Sorunun muhatabı hoca, verdiği cevabında katılmadığını beyan ediyor. Ve Türkçe Olimpiyatlarına ısrarla telefonda davet edilmesine rağmen gelemeyeceğine dair konuşmaların telefon kayıtlarında olduğu ifade ederek şahit olarak şoförün dinlenmesi talebinde bulunuyor.
***
Sorular.. sorular.. sorular…
“Bu yapılanmaya şimdiye kadar doğrudan ya da dolaylı biçimde hiç maddi destek topladınız mı? (Burs, gazete aboneliği, sponsorluk doğrudan ve/veya dolaylı ayni ve nakdi yardım gibi)”.
“Bu yapılanmanın faaliyet(ler)inden herhangi birini organize ettiniz mi?”
“Akademik ve idari mevzularda, seçimlerde bu örgüt üyeleriyle sürekli ve düzenli biçimde ortak hareketiniz, dayanışmanız oldu mu? (Aynı yönde oy kullanma, muhatap olduğunuz insanları yönlendirme ve yöneltme, ortak akademik çalışmalar yürütme, proje sunma gibi)”.

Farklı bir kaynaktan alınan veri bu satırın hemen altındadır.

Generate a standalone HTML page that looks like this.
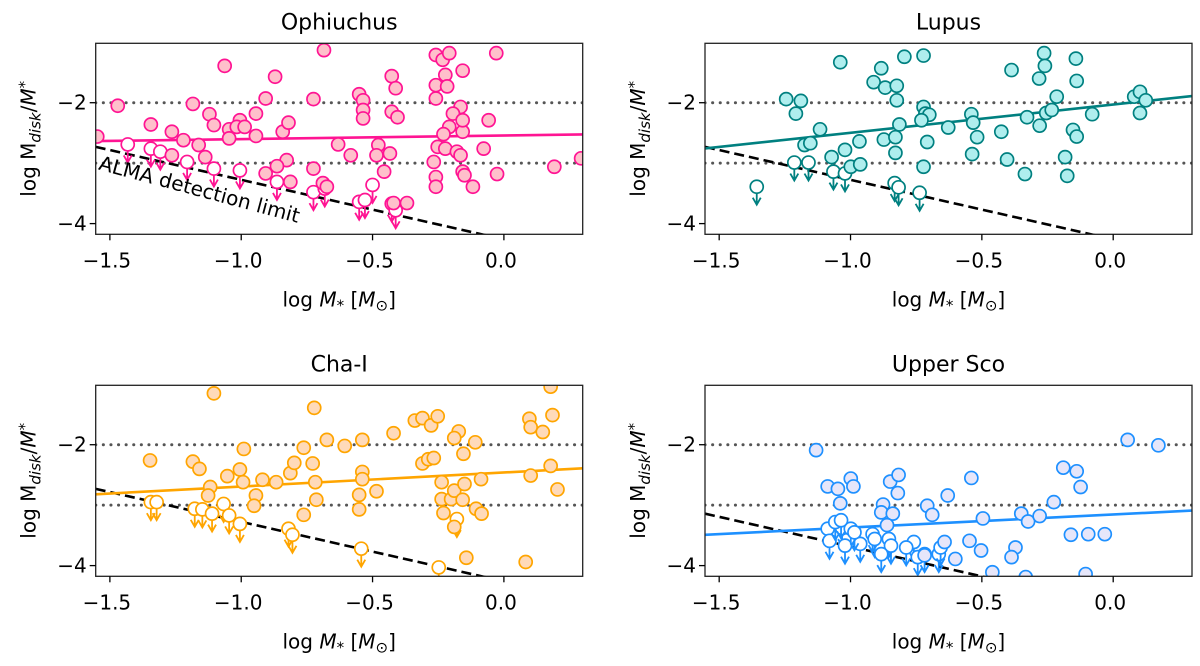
<!DOCTYPE html>
<html><head><meta charset="utf-8"><style>
body{margin:0;background:#fff;}
svg{display:block;font-family:"DejaVu Sans","Liberation Sans",sans-serif;}
</style></head><body>
<svg id="fig" width="1200" height="666" viewBox="0 0 1200 666" xmlns="http://www.w3.org/2000/svg"></svg>
<script>
// ---- data ----
const ophDetX=[-1.548,-1.47,-1.344,-1.264,-1.22,-1.264,-1.184,-1.162,-1.137,-1.121,-1.104,-1.046,-1.046,-1.005,-1.017,-0.987,-0.944,-0.944,-1.063,-0.907,-0.871,-0.842,-0.82,-0.827,-0.864,-0.907,-0.813,-0.725,-0.725,-0.685,-0.689,-0.674,-0.631,-0.583,-0.551,-0.536,-0.536,-0.536,-0.478,-0.485,-0.434,-0.456,-0.427,-0.412,-0.427,-0.405,-0.369,-0.42,-0.259,-0.233,-0.208,-0.223,-0.259,-0.216,-0.259,-0.157,-0.165,-0.194,-0.208,-0.23,-0.157,-0.157,-0.252,-0.223,-0.179,-0.165,-0.267,-0.259,-0.259,-0.157,-0.15,-0.118,-0.077,-0.058,-0.026,-0.029,0.192,0.294];
const ophDetY=[-2.56,-2.05,-2.36,-2.48,-2.62,-2.87,-2.02,-2.70,-2.90,-2.19,-2.37,-2.44,-2.59,-2.29,-2.40,-2.40,-2.18,-2.55,-1.39,-1.93,-1.57,-2.48,-2.33,-2.95,-3.05,-3.17,-3.31,-1.94,-3.09,-1.13,-3.33,-3.39,-2.69,-2.87,-1.86,-1.96,-2.12,-2.26,-2.70,-2.87,-2.84,-3.14,-1.56,-1.76,-2.15,-2.24,-3.66,-3.66,-1.21,-1.29,-1.18,-1.54,-1.71,-1.73,-1.93,-1.47,-2.07,-2.18,-2.40,-2.52,-2.48,-2.29,-2.73,-2.76,-2.81,-2.87,-2.98,-3.23,-3.39,-3.14,-3.20,-3.39,-2.76,-2.29,-3.18,-1.18,-3.06,-2.92];
const ophLimX=[-1.432,-1.344,-1.308,-1.206,-1.104,-1.005,-0.864,-0.725,-0.682,-0.551,-0.5,-0.529,-0.427,-0.412];
const ophLimY=[-2.69,-2.76,-2.81,-2.98,-3.09,-3.12,-3.31,-3.48,-3.42,-3.64,-3.36,-3.61,-3.67,-3.78];
const ophFit=[-2.635,-2.525];

const lupDetX=[-1.245,-1.189,-1.208,-1.039,-1.116,-1.175,-1.153,-1.072,-1.021,-0.999,-0.966,-0.963,-0.912,-0.883,-0.868,-0.824,-0.824,-0.795,-0.722,-0.873,-0.829,-0.829,-0.814,-0.722,-0.715,-0.7,-0.73,-0.708,-0.722,-0.628,-0.54,-0.533,-0.518,-0.537,-0.426,-0.404,-0.387,-0.336,-0.328,-0.282,-0.28,-0.263,-0.26,-0.255,-0.234,-0.215,-0.142,-0.139,-0.153,-0.139,-0.183,-0.175,-0.08,0.08,0.102,0.124,0.102];
const lupDetY=[-1.94,-1.97,-2.18,-1.33,-2.44,-2.70,-2.67,-2.90,-2.78,-3.06,-2.64,-3.02,-1.66,-1.43,-1.75,-1.72,-1.96,-1.24,-1.22,-2.61,-2.57,-2.83,-2.36,-2.07,-2.18,-2.20,-2.29,-2.65,-3.06,-2.41,-2.19,-2.33,-2.57,-2.85,-2.48,-2.94,-1.46,-3.18,-2.24,-1.60,-2.38,-1.18,-1.39,-2.17,-2.12,-1.90,-1.27,-1.64,-2.45,-2.56,-2.90,-3.21,-2.19,-1.90,-1.82,-1.96,-2.17];
const lupLimX=[-1.357,-1.214,-1.16,-1.065,-1.021,-0.832,-0.817,-0.737];
const lupLimY=[-3.39,-2.99,-2.99,-3.14,-3.17,-3.33,-3.40,-3.49];
const lupFit=[-2.757,-1.89];

const chaDetX=[-1.104,-0.722,-1.347,-1.184,-1.159,-1.118,-1.126,-1.053,-1.005,-0.99,-0.993,-0.919,-0.944,-0.951,-0.867,-0.813,-0.798,-0.762,-0.728,-0.718,-0.714,-0.762,-0.674,-0.606,-0.539,-0.539,-0.539,-0.551,-0.551,-0.485,-0.42,-0.339,-0.31,-0.277,-0.252,-0.31,-0.288,-0.267,-0.237,-0.237,-0.23,-0.201,-0.189,-0.172,-0.189,-0.154,-0.15,-0.157,-0.109,-0.106,-0.087,-0.189,-0.085,-0.143,0.083,0.097,0.102,0.148,0.185,0.178,0.102,0.178,0.204];
const chaDetY=[-1.15,-1.39,-2.26,-2.28,-2.40,-2.70,-2.84,-2.52,-2.41,-2.07,-2.62,-2.58,-2.84,-3.01,-2.62,-2.47,-2.30,-2.05,-2.31,-2.62,-2.91,-3.16,-1.92,-2.02,-1.92,-2.45,-2.57,-2.83,-3.07,-2.77,-1.81,-1.60,-1.56,-1.68,-1.53,-2.31,-2.24,-2.22,-2.62,-2.90,-3.13,-2.90,-2.76,-1.78,-1.89,-2.15,-2.65,-2.91,-1.96,-3.06,-2.57,-3.36,-3.14,-3.87,-3.94,-1.57,-1.71,-1.79,-1.51,-1.04,-2.51,-2.35,-2.74];
const chaLimX=[-1.344,-1.322,-1.177,-1.148,-1.111,-1.067,-1.046,-1.005,-0.82,-0.805,-0.543,-0.248,-0.179];
const chaLimY=[-2.95,-2.95,-3.06,-3.07,-3.14,-2.98,-3.17,-3.31,-3.39,-3.49,-3.72,-4.03,-3.23];
const chaFit=[-2.82,-2.39];

const uscDetX=[-1.131,-1.087,-1.048,-0.999,-0.989,-1.039,-0.876,-0.883,-0.839,-0.861,-0.849,-0.817,-0.82,-0.708,-0.689,-0.63,-0.54,-0.496,-0.35,-0.324,-0.28,-0.226,-0.19,-0.139,-0.124,-0.161,-0.095,-0.032,0.055,0.172,-0.547,-0.503,-0.372,-0.387,-0.46,-0.333,-0.105,-0.642,-0.601,-0.718];
const uscDetY=[-2.09,-2.69,-2.73,-2.56,-2.69,-2.97,-2.99,-3.12,-3.14,-3.33,-2.61,-2.50,-2.80,-3.01,-3.16,-2.84,-2.55,-3.22,-3.14,-3.27,-3.18,-2.95,-2.38,-2.44,-2.70,-3.49,-3.48,-3.48,-1.92,-2.01,-3.59,-3.75,-3.70,-3.86,-4.11,-4.19,-4.14,-3.61,-3.89,-3.83];
const uscLimX=[-1.087,-1.032,-0.999,-1.08,-0.963,-0.916,-0.908,-0.854,-0.846,-0.759,-0.718,-0.664,-0.657,-1.021,-0.883,-0.788,-0.744,-1.058,-1.036,-0.985];
const uscLimY=[-3.39,-3.38,-3.39,-3.59,-3.64,-3.48,-3.56,-3.56,-3.67,-3.61,-3.81,-3.81,-3.70,-3.67,-3.81,-3.70,-3.86,-3.28,-3.25,-3.45];
const uscFit=[-3.49,-3.09];

const xTicks=[-1.5,-1.0,-0.5,0.0];
const xTickLabels=["\u22121.5","\u22121.0","\u22120.5","0.0"];
const yTicks=[-2,-4];
const yTickLabels=["\u22122","\u22124"];
const refLevels=[-2,-3];
const detLimitStart=[-2.73,-2.73,-2.73,-3.14]; // y at x=-1.554
const detLimitSlope=-0.985;
// ---- layout ----
const XMIN=-1.554,XMAX=0.30,YMIN=-4.177,YMAX=-1.017;
const NS="http://www.w3.org/2000/svg";
const svg=document.getElementById('fig');
function mk(tag,attrs,parent){const e=document.createElementNS(NS,tag);for(const k in attrs)e.setAttribute(k,attrs[k]);(parent||svg).appendChild(e);return e;}

const panels=[
 {name:"ophiuchus",title:"Ophiuchus",L:95.7,T:43.3,edge:"#ff1493",fill:"#ffc0cb",dx:ophDetX,dy:ophDetY,lx:ophLimX,ly:ophLimY,fit:ophFit,lim:0,alma:true},
 {name:"lupus",title:"Lupus",L:705,T:43.3,edge:"#008080",fill:"#afeeee",dx:lupDetX,dy:lupDetY,lx:lupLimX,ly:lupLimY,fit:lupFit,lim:1},
 {name:"cha-i",title:"Cha-I",L:95.7,T:385.3,edge:"#ffa500",fill:"#ffdab9",dx:chaDetX,dy:chaDetY,lx:chaLimX,ly:chaLimY,fit:chaFit,lim:2},
 {name:"upper-sco",title:"Upper Sco",L:705,T:385.3,edge:"#1e90ff",fill:"#e6e6fa",dx:uscDetX,dy:uscDetY,lx:uscLimX,ly:uscLimY,fit:uscFit,lim:3}
];
const W=487,H=191;
panels.forEach(p=>{
 const X=v=>p.L+(v-XMIN)/(XMAX-XMIN)*W;
 const Y=v=>p.T+(YMAX-v)/(YMAX-YMIN)*H;
 const g=mk('g',{});
 
 
 const cid='clip-'+p.name;
 const cp=mk('clipPath',{id:cid},g);mk('rect',{x:p.L,y:p.T,width:W,height:H},cp);
 const plot=mk('g',{'clip-path':'url(#'+cid+')'},g);
 refLevels.forEach(r=>{const l=mk('line',{x1:p.L,x2:p.L+W,y1:Y(r),y2:Y(r),stroke:'#555','stroke-width':3,'stroke-dasharray':'0.1 7.5','stroke-linecap':'round'},plot);
  
  });
 const y0=detLimitStart[p.lim],y1=y0+detLimitSlope*(XMAX-XMIN);
 const dl=mk('line',{x1:X(XMIN),y1:Y(y0),x2:X(XMAX),y2:Y(y1),stroke:'#000','stroke-width':2.6,'stroke-dasharray':'10 5'},plot);
 
 
 const fl=mk('line',{x1:X(XMIN),y1:Y(p.fit[0]),x2:X(XMAX),y2:Y(p.fit[1]),stroke:p.edge,'stroke-width':2.6},plot);
 
 
 p.lx.forEach((xv,i)=>{const cx=X(xv),cy=Y(p.ly[i]);
  const a=mk('g',{},plot);
  
  
  mk('path',{d:`M${cx},${cy} V${cy+18} M${cx-4},${cy+11} L${cx},${cy+18} L${cx+4},${cy+11}`,stroke:p.edge,'stroke-width':1.8,fill:'none'},a);
  mk('circle',{cx:cx,cy:cy,r:6.5,fill:'#fff',stroke:p.edge,'stroke-width':1.7},a);
 });
 p.dx.forEach((xv,i)=>{const c=mk('circle',{cx:X(xv),cy:Y(p.dy[i]),r:6.5,fill:p.fill,stroke:p.edge,'stroke-width':1.7},plot);
  
  });
 if(p.alma){const t=mk('text',{x:0,y:0,'font-size':20,fill:'#000',transform:`translate(${p.L+2},${p.T+126}) rotate(15)`},plot);
  t.textContent='ALMA detection limit';
  
  }
 const fr=mk('rect',{x:p.L,y:p.T,width:W,height:H,fill:'none',stroke:'#222','stroke-width':1.3},g);
 
 
 xTicks.forEach((t,i)=>{const x=X(t);mk('line',{x1:x,x2:x,y1:p.T+H,y2:p.T+H+6,stroke:'#000','stroke-width':1.3},g);
  const tl=mk('text',{x:x-3,y:p.T+H+33,'font-size':20,'text-anchor':'middle'},g);tl.textContent=xTickLabels[i];
  
  });
 yTicks.forEach((t,i)=>{const y=Y(t);mk('line',{x1:p.L-6,x2:p.L,y1:y,y2:y,stroke:'#000','stroke-width':1.3},g);
  const tl=mk('text',{x:p.L-9,y:y+7,'font-size':20,'text-anchor':'end'},g);tl.textContent=yTickLabels[i];
  
  });
 const tt=mk('text',{x:p.L+W/2,y:p.T-14,'font-size':22,'text-anchor':'middle'},g);tt.textContent=p.title;
 
 
 const xl=mk('text',{x:p.L+W/2,y:p.T+H+72,'font-size':20,'text-anchor':'middle'},g);
 xl.innerHTML='log <tspan font-style="italic">M</tspan><tspan font-size="15" dy="4">*</tspan><tspan dy="-4"> [</tspan><tspan font-style="italic">M</tspan><tspan font-size="15" dy="4">⊙</tspan><tspan dy="-4">]</tspan>';
 
 
 const yl=mk('text',{x:0,y:0,'font-size':20,'text-anchor':'middle',transform:`translate(${p.L-60},${p.T+H/2}) rotate(-90)`},g);
 yl.innerHTML='log M<tspan font-size="15" font-style="italic" dy="5">disk</tspan><tspan dy="-5">/</tspan><tspan font-style="italic">M</tspan><tspan font-size="15" dy="-6">*</tspan>';
 
 
});
</script>
</body></html>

“Siz bu yapılanmanın dershane ve/veya okullarına devam ettiniz mi?”
“Bu örgüt ve faaliyetlerine ilişkin eylem ve söylemlerinizden dolayı pişmanlık duyduğunuz oldu mu? Varsa nelerdir?”
Üzerinde durulması gereken başka sorular da şöyle sorulmuş:
“15 Temmuz 2016 günü başlayan ve halen etkilerini hissettiğimiz millet iradesini aşağılayıcı, devlet otoritesini yok edici hareketin arkasında PDY/FETÖ yapılanmasının bulunduğuna inanıyor musunuz? Bu neticenin ortaya çıkmasında rolünüzün bulunduğuna inanıyor musunuz?”
“Bu yapılanmayı zararlı buluyor musunuz? Buluyorsanız mücadele adına ne yapabileceğinizi, nasıl katkı sağlayabileceğinizi düşünüyorsunuz?”
AZİZİM DİYOR Kİ…
Ali Sümbül hoca, Sabah Dersanesiyle müştereken yapılan bir projeden dolayı suçlanıyor, açığa alınıyor ve görevine son veriliyor.
Söz savunmanın olduğu için verdiği cevaplar hakkında fazla yorum yapmak istemiyorum. Yetkili mercilerin cevaplandırılması gereken soru şu:
“Bu projenin tarafları arasında bulunan Selçuklu İlçe Milli Eğitim Müdürlüğü’nden muhatap kişiler hakkında da soruşturma başlatılmış ve açığa alınanlar var mı?”